• EXERCISE OBJECTIVE:
Would you write out the listing verbatim and skip every picture in it?

(Records from a data source)
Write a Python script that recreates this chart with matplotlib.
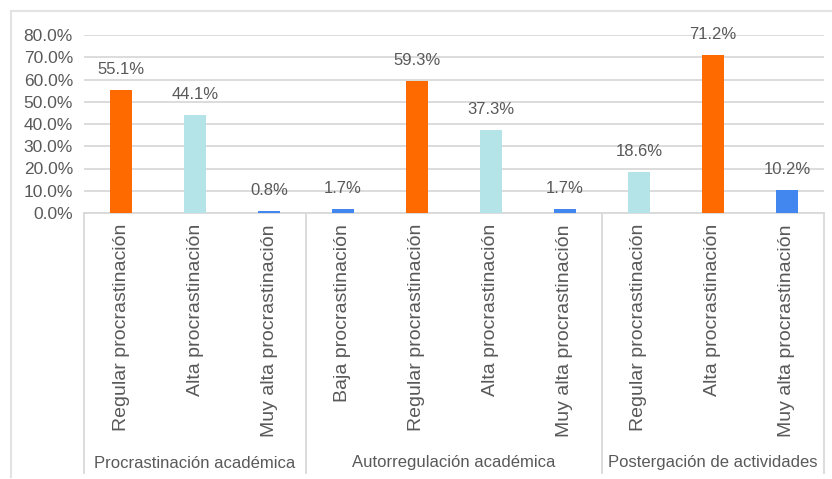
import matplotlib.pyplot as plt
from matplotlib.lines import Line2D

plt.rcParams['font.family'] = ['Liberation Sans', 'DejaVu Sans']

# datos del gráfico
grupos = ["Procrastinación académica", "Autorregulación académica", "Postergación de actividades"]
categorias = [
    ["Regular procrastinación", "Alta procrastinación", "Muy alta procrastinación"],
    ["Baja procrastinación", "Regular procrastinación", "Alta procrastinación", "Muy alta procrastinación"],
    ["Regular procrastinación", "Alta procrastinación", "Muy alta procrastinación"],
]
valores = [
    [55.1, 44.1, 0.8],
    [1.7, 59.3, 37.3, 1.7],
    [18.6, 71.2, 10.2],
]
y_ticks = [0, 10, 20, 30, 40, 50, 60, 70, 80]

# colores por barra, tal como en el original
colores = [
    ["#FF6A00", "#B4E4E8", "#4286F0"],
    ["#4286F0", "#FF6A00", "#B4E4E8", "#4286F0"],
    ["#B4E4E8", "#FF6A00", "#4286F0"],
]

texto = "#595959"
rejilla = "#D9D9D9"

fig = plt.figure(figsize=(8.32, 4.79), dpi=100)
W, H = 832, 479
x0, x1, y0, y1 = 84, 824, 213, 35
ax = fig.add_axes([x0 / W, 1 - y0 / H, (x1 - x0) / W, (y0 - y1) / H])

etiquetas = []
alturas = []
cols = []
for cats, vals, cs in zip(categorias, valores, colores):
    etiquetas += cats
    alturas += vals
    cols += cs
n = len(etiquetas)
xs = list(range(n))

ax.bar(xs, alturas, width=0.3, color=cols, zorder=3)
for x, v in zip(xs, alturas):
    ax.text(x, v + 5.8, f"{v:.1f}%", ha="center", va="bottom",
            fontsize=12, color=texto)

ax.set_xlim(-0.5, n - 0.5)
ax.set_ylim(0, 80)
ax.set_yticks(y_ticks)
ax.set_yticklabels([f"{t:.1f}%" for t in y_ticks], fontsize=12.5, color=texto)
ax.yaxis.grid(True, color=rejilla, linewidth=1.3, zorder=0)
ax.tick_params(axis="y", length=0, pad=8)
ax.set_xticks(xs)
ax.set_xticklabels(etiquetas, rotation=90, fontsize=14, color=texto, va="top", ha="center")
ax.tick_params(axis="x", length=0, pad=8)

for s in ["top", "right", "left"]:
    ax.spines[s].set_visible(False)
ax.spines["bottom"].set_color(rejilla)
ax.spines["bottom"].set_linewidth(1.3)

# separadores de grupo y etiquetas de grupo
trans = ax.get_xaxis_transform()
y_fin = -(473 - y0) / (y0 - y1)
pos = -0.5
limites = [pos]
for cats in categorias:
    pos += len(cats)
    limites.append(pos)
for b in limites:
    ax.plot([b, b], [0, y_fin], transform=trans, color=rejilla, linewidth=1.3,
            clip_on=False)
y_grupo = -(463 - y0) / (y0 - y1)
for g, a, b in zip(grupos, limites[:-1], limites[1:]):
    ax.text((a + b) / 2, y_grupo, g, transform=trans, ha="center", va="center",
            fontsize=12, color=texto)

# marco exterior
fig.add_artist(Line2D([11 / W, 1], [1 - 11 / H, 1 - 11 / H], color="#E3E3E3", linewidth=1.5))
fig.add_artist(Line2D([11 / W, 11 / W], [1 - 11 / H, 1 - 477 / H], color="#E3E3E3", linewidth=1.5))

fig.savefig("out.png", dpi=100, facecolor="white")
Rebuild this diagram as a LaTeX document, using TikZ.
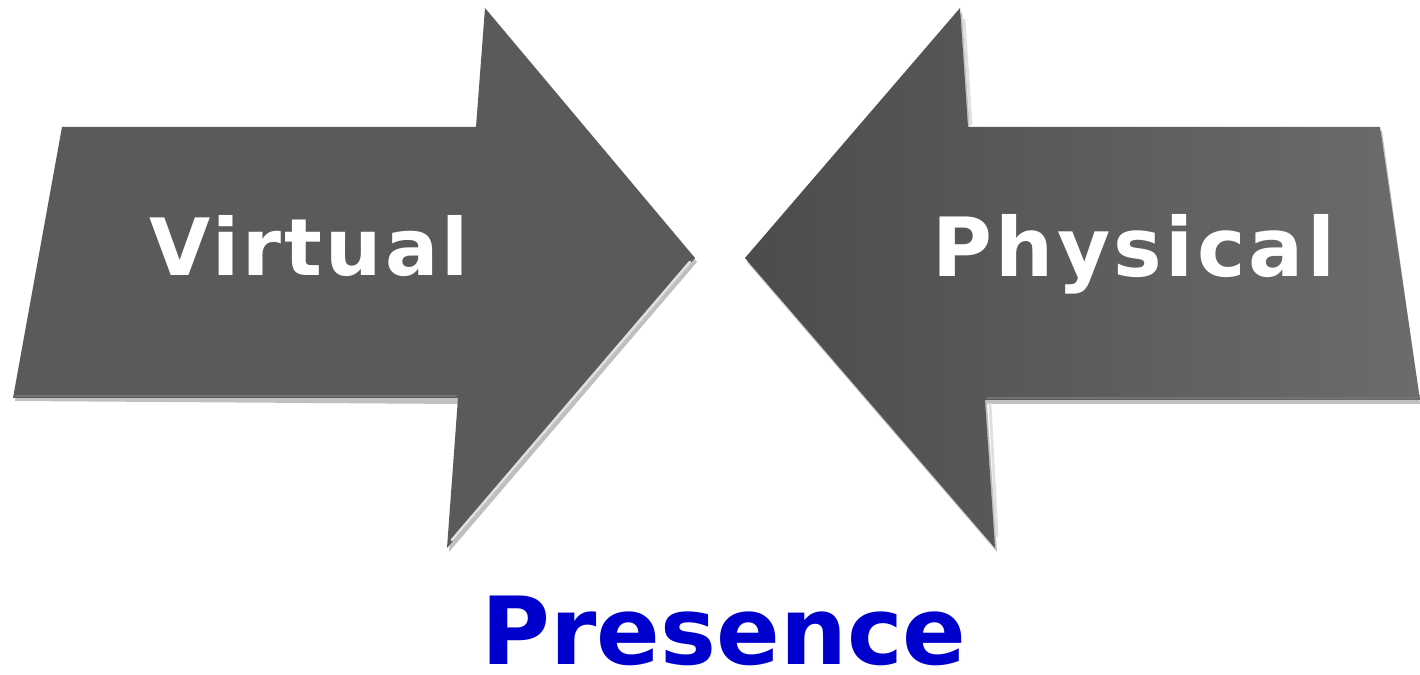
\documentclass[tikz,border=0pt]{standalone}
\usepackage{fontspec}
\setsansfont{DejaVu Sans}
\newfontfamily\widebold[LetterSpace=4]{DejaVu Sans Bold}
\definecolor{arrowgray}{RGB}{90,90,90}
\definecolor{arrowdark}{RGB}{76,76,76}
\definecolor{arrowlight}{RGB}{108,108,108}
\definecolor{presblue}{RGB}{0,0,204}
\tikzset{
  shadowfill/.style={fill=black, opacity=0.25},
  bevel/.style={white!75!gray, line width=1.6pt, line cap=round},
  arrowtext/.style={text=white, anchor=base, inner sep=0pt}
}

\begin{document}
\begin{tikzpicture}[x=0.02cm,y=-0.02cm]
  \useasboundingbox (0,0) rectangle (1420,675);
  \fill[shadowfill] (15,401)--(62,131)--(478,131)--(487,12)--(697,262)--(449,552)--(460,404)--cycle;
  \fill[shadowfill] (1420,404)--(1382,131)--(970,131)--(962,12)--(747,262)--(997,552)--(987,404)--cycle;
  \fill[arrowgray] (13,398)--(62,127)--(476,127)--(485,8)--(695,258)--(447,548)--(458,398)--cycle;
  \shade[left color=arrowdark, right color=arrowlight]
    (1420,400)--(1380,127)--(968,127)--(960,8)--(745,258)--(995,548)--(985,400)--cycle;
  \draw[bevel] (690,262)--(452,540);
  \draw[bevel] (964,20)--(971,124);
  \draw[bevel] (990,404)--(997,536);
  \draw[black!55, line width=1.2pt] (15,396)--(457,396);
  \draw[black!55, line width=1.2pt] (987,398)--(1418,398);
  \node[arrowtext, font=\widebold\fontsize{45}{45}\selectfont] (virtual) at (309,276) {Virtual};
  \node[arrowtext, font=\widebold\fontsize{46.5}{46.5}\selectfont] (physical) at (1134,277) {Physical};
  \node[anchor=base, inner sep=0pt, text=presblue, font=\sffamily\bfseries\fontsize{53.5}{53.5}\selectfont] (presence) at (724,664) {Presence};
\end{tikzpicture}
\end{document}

• IN RESPONSE:
Write a Python script that recreates this chart with matplotlib.
import matplotlib.pyplot as plt
from matplotlib.lines import Line2D

plt.rcParams['font.family'] = ['Liberation Sans', 'DejaVu Sans']

# datos del gráfico
grupos = ["Procrastinación académica", "Autorregulación académica", "Postergación de actividades"]
categorias = [
    ["Regular procrastinación", "Alta procrastinación", "Muy alta procrastinación"],
    ["Baja procrastinación", "Regular procrastinación", "Alta procrastinación", "Muy alta procrastinación"],
    ["Regular procrastinación", "Alta procrastinación", "Muy alta procrastinación"],
]
valores = [
    [55.1, 44.1, 0.8],
    [1.7, 59.3, 37.3, 1.7],
    [18.6, 71.2, 10.2],
]
y_ticks = [0, 10, 20, 30, 40, 50, 60, 70, 80]

# colores por barra, tal como en el original
colores = [
    ["#FF6A00", "#B4E4E8", "#4286F0"],
    ["#4286F0", "#FF6A00", "#B4E4E8", "#4286F0"],
    ["#B4E4E8", "#FF6A00", "#4286F0"],
]

texto = "#595959"
rejilla = "#D9D9D9"

fig = plt.figure(figsize=(8.32, 4.79), dpi=100)
W, H = 832, 479
x0, x1, y0, y1 = 84, 824, 213, 35
ax = fig.add_axes([x0 / W, 1 - y0 / H, (x1 - x0) / W, (y0 - y1) / H])

etiquetas = []
alturas = []
cols = []
for cats, vals, cs in zip(categorias, valores, colores):
    etiquetas += cats
    alturas += vals
    cols += cs
n = len(etiquetas)
xs = list(range(n))

ax.bar(xs, alturas, width=0.3, color=cols, zorder=3)
for x, v in zip(xs, alturas):
    ax.text(x, v + 5.8, f"{v:.1f}%", ha="center", va="bottom",
            fontsize=12, color=texto)

ax.set_xlim(-0.5, n - 0.5)
ax.set_ylim(0, 80)
ax.set_yticks(y_ticks)
ax.set_yticklabels([f"{t:.1f}%" for t in y_ticks], fontsize=12.5, color=texto)
ax.yaxis.grid(True, color=rejilla, linewidth=1.3, zorder=0)
ax.tick_params(axis="y", length=0, pad=8)
ax.set_xticks(xs)
ax.set_xticklabels(etiquetas, rotation=90, fontsize=14, color=texto, va="top", ha="center")
ax.tick_params(axis="x", length=0, pad=8)

for s in ["top", "right", "left"]:
    ax.spines[s].set_visible(False)
ax.spines["bottom"].set_color(rejilla)
ax.spines["bottom"].set_linewidth(1.3)

# separadores de grupo y etiquetas de grupo
trans = ax.get_xaxis_transform()
y_fin = -(473 - y0) / (y0 - y1)
pos = -0.5
limites = [pos]
for cats in categorias:
    pos += len(cats)
    limites.append(pos)
for b in limites:
    ax.plot([b, b], [0, y_fin], transform=trans, color=rejilla, linewidth=1.3,
            clip_on=False)
y_grupo = -(463 - y0) / (y0 - y1)
for g, a, b in zip(grupos, limites[:-1], limites[1:]):
    ax.text((a + b) / 2, y_grupo, g, transform=trans, ha="center", va="center",
            fontsize=12, color=texto)

# marco exterior
fig.add_artist(Line2D([11 / W, 1], [1 - 11 / H, 1 - 11 / H], color="#E3E3E3", linewidth=1.5))
fig.add_artist(Line2D([11 / W, 11 / W], [1 - 11 / H, 1 - 477 / H], color="#E3E3E3", linewidth=1.5))

fig.savefig("out.png", dpi=100, facecolor="white")
Rebuild this diagram as a LaTeX document, using TikZ.
\documentclass[tikz,border=0pt]{standalone}
\usepackage{fontspec}
\setsansfont{DejaVu Sans}
\newfontfamily\widebold[LetterSpace=4]{DejaVu Sans Bold}
\definecolor{arrowgray}{RGB}{90,90,90}
\definecolor{arrowdark}{RGB}{76,76,76}
\definecolor{arrowlight}{RGB}{108,108,108}
\definecolor{presblue}{RGB}{0,0,204}
\tikzset{
  shadowfill/.style={fill=black, opacity=0.25},
  bevel/.style={white!75!gray, line width=1.6pt, line cap=round},
  arrowtext/.style={text=white, anchor=base, inner sep=0pt}
}

\begin{document}
\begin{tikzpicture}[x=0.02cm,y=-0.02cm]
  \useasboundingbox (0,0) rectangle (1420,675);
  \fill[shadowfill] (15,401)--(62,131)--(478,131)--(487,12)--(697,262)--(449,552)--(460,404)--cycle;
  \fill[shadowfill] (1420,404)--(1382,131)--(970,131)--(962,12)--(747,262)--(997,552)--(987,404)--cycle;
  \fill[arrowgray] (13,398)--(62,127)--(476,127)--(485,8)--(695,258)--(447,548)--(458,398)--cycle;
  \shade[left color=arrowdark, right color=arrowlight]
    (1420,400)--(1380,127)--(968,127)--(960,8)--(745,258)--(995,548)--(985,400)--cycle;
  \draw[bevel] (690,262)--(452,540);
  \draw[bevel] (964,20)--(971,124);
  \draw[bevel] (990,404)--(997,536);
  \draw[black!55, line width=1.2pt] (15,396)--(457,396);
  \draw[black!55, line width=1.2pt] (987,398)--(1418,398);
  \node[arrowtext, font=\widebold\fontsize{45}{45}\selectfont] (virtual) at (309,276) {Virtual};
  \node[arrowtext, font=\widebold\fontsize{46.5}{46.5}\selectfont] (physical) at (1134,277) {Physical};
  \node[anchor=base, inner sep=0pt, text=presblue, font=\sffamily\bfseries\fontsize{53.5}{53.5}\selectfont] (presence) at (724,664) {Presence};
\end{tikzpicture}
\end{document}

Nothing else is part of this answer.